Was thinking about what you said here and realized that you can actually just run it inside archive without unpacking! Worked for me.


----------



## thecalzy (May 2, 2020)

Okay so I downloaded a new Nividia Graphics driver and suddenly when I restart my computer this error came up. I have had this error before and I have windows defender on. I've tried OpenHardwareMonitor and EVGA Precision X1 and nothing works.


----------



## Ynoctis (May 3, 2020)

Hey yall, this problem bugged me for a while when it suddenly appeared around a week ago but I found a solution. When I restarted my laptop today I received a notification from Riot's anticheat Vanguard for the game Valorant, and it indicated that it blocked this specific WinRing0.dll file because it claims this to be unsafe.

Uninstalling Riot Vanguard fixed this issue for me. Hope this works for you guys.


----------



## Caring1 (May 3, 2020)

Already posted in other threads.
Please read before posting, Search is your friend.


----------



## tberz9 (May 12, 2020)

thecalzy said:


> Okay so I downloaded a new Nividia Graphics driver and suddenly when I restart my computer this error came up. I have had this error before and I have windows defender on. I've tried OpenHardwareMonitor and EVGA Precision X1 and nothing works.


I have the same problem, i tried everything


----------



## unclewebb (May 12, 2020)

@tberz9 - FACE IT anti-cheat software or Riot Vanguard anti-cheat software used by Valorant might be blocking the WinRing0 driver.

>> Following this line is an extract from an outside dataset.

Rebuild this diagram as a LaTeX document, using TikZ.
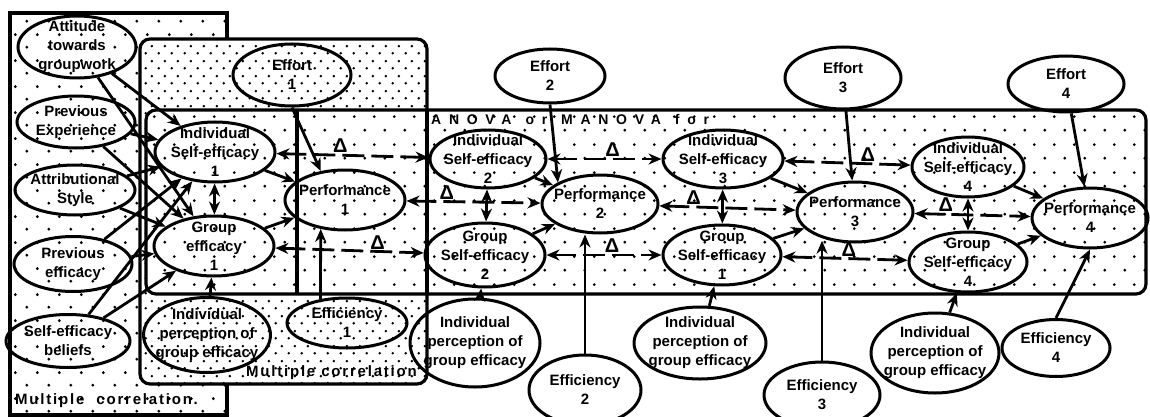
\documentclass[tikz,border=0pt]{standalone}
\usepackage{fontspec}
\setmainfont{Liberation Sans}
\usepackage{tikz}
\usetikzlibrary{arrows.meta,positioning,calc,shapes.geometric,patterns.meta}
\tikzdeclarepattern{name=adots,type=uncolored,
  bounding box={(0pt,0pt) and (22pt,26pt)},tile size={(22pt,26pt)},
  code={\fill (5pt,6pt) circle[radius=1.6pt];\fill (16pt,19pt) circle[radius=1.6pt];}}
\tikzdeclarepattern{name=bdots,type=uncolored,
  bounding box={(0pt,0pt) and (13pt,15pt)},tile size={(13pt,15pt)},
  code={\fill (3pt,4pt) circle[radius=1.5pt];\fill (9.5pt,11.5pt) circle[radius=1.5pt];}}
\tikzdeclarepattern{name=cdots,type=uncolored,
  bounding box={(0pt,0pt) and (20pt,28pt)},tile size={(20pt,28pt)},
  code={\fill (5pt,7pt) circle[radius=1.6pt];\fill (15pt,21pt) circle[radius=1.6pt];}}

\begin{document}
\begin{tikzpicture}[x=1pt,y=-1pt,
  ov/.style 2 args={ellipse,draw,line width=3pt,minimum width=#1pt,minimum height=#2pt,
              inner sep=-40pt,align=center,font=\fontsize{15}{19}\selectfont\bfseries},
  frame/.style={line width=3.2pt},
  boxa/.style={frame,preaction={fill=white},pattern=adots,pattern color=black},
  boxb/.style={frame,rounded corners=10pt,preaction={fill=white},pattern=bdots,pattern color=black},
  boxc/.style={frame,rounded corners=10pt,preaction={fill=white},pattern=cdots,pattern color=black},
  boxlbl/.style={font=\fontsize{15}{17}\selectfont\bfseries\addfontfeature{LetterSpace=12},inner sep=1pt},
  ar/.style={-{Stealth[length=13pt,width=11pt]},line width=2.8pt},
  dual/.style={{Stealth[length=13pt,width=11pt]}-{Stealth[length=13pt,width=11pt]},line width=2.8pt},
  dl/.style={dual,dash pattern=on 22pt off 7pt},
  dlt/.style={font=\fontsize{20}{20}\selectfont\bfseries,inner sep=1pt,above}]
\useasboundingbox (0,0) rectangle (1150,417);
% analysis frames
\draw[boxa] (10,13) rectangle (227,415);
\draw[boxb] (140,39) rectangle (427,384);
\draw[boxc] (146,110) rectangle (1146,294);
\draw[frame] (297,110) -- (297,294);
\draw[frame] (427,110) -- (427,294);
\node[boxlbl,anchor=west] (mca) at (14,401) {Multiple\ \ correlation.};
\node[boxlbl,anchor=east] (mcb) at (418,373) {Multiple correlation};
\node[boxlbl,anchor=west,font=\fontsize{14}{16}\selectfont\bfseries\addfontfeature{LetterSpace=55}] (anova) at (430,119) {ANOVA\quad or\quad MANOVA\quad for};
% antecedents
\node[ov={118}{62}] (att) at (77,47) {Attitude\\towards\\groupwork};
\node[ov={118}{52}] (prevexp) at (76,122) {Previous\\Experience};
\node[ov={120}{50}] (attr) at (75,190) {Attributional\\Style};
\node[ov={118}{55}] (prevef) at (73,264) {Previous\\efficacy};
\node[ov={124}{53}] (selfbel) at (68,341) {Self-efficacy\\beliefs};
% stage 1
\node[ov={118}{62}] (eff1) at (292,75) {Effort\\1};
\node[ov={120}{60}] (is1) at (215,152) {Individual\\Self-efficacy\\1};
\node[ov={120}{60}] (ge1) at (214,246) {Group\\efficacy\\1};
\node[ov={120}{60}] (perf1) at (345,200) {Performance\\1};
\node[ov={127}{75}] (ipge1) at (207,335) {Individual\\perception of\\group efficacy};
\node[ov={120}{50}] (effi1) at (347,323) {Efficiency\\1};
% stage 2
\node[ov={110}{54}] (eff2) at (550,76) {Effort\\2};
\node[ov={116}{58}] (is2) at (488,159) {Individual\\Self-efficacy\\2};
\node[ov={120}{64}] (ge2) at (485,255) {Group\\Self-efficacy\\2};
\node[ov={116}{58}] (perf2) at (600,204) {Performance\\2};
\node[ov={130}{88}] (ipge2) at (475,343) {Individual\\perception of\\group efficacy};
\node[ov={112}{70}] (effi2) at (585,390) {Efficiency\\2};
% stage 3
\node[ov={116}{62}] (eff3) at (843,78) {Effort\\3};
\node[ov={120}{58}] (is3) at (723,159) {Individual\\Self-efficacy\\3};
\node[ov={118}{60}] (ge3) at (722,255) {Group\\Self-efficacy\\1};
\node[ov={116}{60}] (perf3) at (855,212) {Performance\\3};
\node[ov={132}{72}] (ipge3) at (700,343) {Individual\\perception of\\group efficacy};
\node[ov={116}{66}] (effi3) at (822,395) {Efficiency\\3};
% stage 4
\node[ov={116}{56}] (eff4) at (1066,84) {Effort\\4};
\node[ov={112}{60}] (is4) at (968,167) {Individual\\Self-efficacy\\4};
\node[ov={118}{60}] (ge4) at (968,262) {Group\\Self-efficacy\\4};
\node[ov={116}{60}] (perf4) at (1090,218) {Performance\\4};
\node[ov={128}{80}] (ipge4) at (935,353) {Individual\\perception of\\group efficacy};
\node[ov={108}{57}] (effi4) at (1056,348) {Efficiency\\4};
% antecedents into stage 1
\draw[ar] (att) -- (is1);
\draw[ar] (att) -- (ge1);
\draw[ar] (prevexp) -- (is1);
\draw[ar] (prevexp) -- (ge1);
\draw[ar] (attr) -- (is1);
\draw[ar] (attr) -- (ge1);
\draw[ar] (prevef) -- (is1);
\draw[ar] (prevef) -- (ge1);
\draw[ar] (selfbel) -- (is1);
\draw[ar] (selfbel) -- (ge1);
% within stages
\draw[dual] (is1) -- (ge1);
\draw[ar] (is1) -- (perf1);
\draw[ar] (ge1) -- (perf1);
\draw[ar] (eff1.south) -- (perf1.130);
\draw[ar] (effi1.138) -- (perf1.230);
\draw[ar] (ipge1) -- (ge1);
\draw[dual] (is2) -- (ge2);
\draw[ar] (is2) -- (perf2);
\draw[ar] (ge2) -- (perf2);
\draw[ar] (eff2.south) -- (perf2.north west);
\draw[ar] (effi2.north) -- (effi2.north |- perf2.south);
\draw[ar] (ipge2) -- (ge2);
\draw[dual] (is3) -- (ge3);
\draw[ar] (is3) -- (perf3);
\draw[ar] (ge3) -- (perf3);
\draw[ar] (eff3) -- (perf3);
\draw[ar] (effi3.north) -- (effi3.north |- perf3.230);
\draw[ar] (ipge3) -- (ge3);
\draw[dual] (is4) -- (ge4);
\draw[ar] (is4) -- (perf4);
\draw[ar] (ge4) -- (perf4);
\draw[ar] (eff4) -- (perf4);
\draw[ar] (effi4.north) -- (perf4.south);
\draw[ar] (ipge4) -- (ge4);
% changes between stages
\draw[dl] (is1) -- node[dlt,pos=.42]{Δ} (is2);
\draw[dl] (ge1) -- node[dlt,pos=.69]{Δ} (ge2);
\draw[dl] (perf1) -- node[dlt,pos=.30]{Δ} (perf2);
\draw[dl] (is2) -- node[dlt,pos=.57]{Δ} (is3);
\draw[dl] (ge2) -- node[dlt,pos=.57]{Δ} (ge3);
\draw[dl] (perf2) -- node[dlt,pos=.25]{Δ} (perf3);
\draw[dl] (is3) -- node[dlt,pos=.66]{Δ} (is4);
\draw[dl] (ge3) -- node[dlt,pos=.53]{Δ} (ge4);
\draw[dl] (perf3) -- node[dlt,pos=.27]{Δ} (perf4);
\end{tikzpicture}
\end{document}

What Windows build are you running? Some of the Insider Preview builds will block WinRing0. Both my computers with Windows 10 version 1903 and Windows 10 version 1909 and both running Windows Defender do not have any problems with WinRing0.

If you do not have any games installed and think Windows Defender might be the problem, try temporarily installing the free version of Avast antivirus.

Anti-cheat, anti-virus and Windows updates change by the day. Hard to keep up with all of the changes.


----------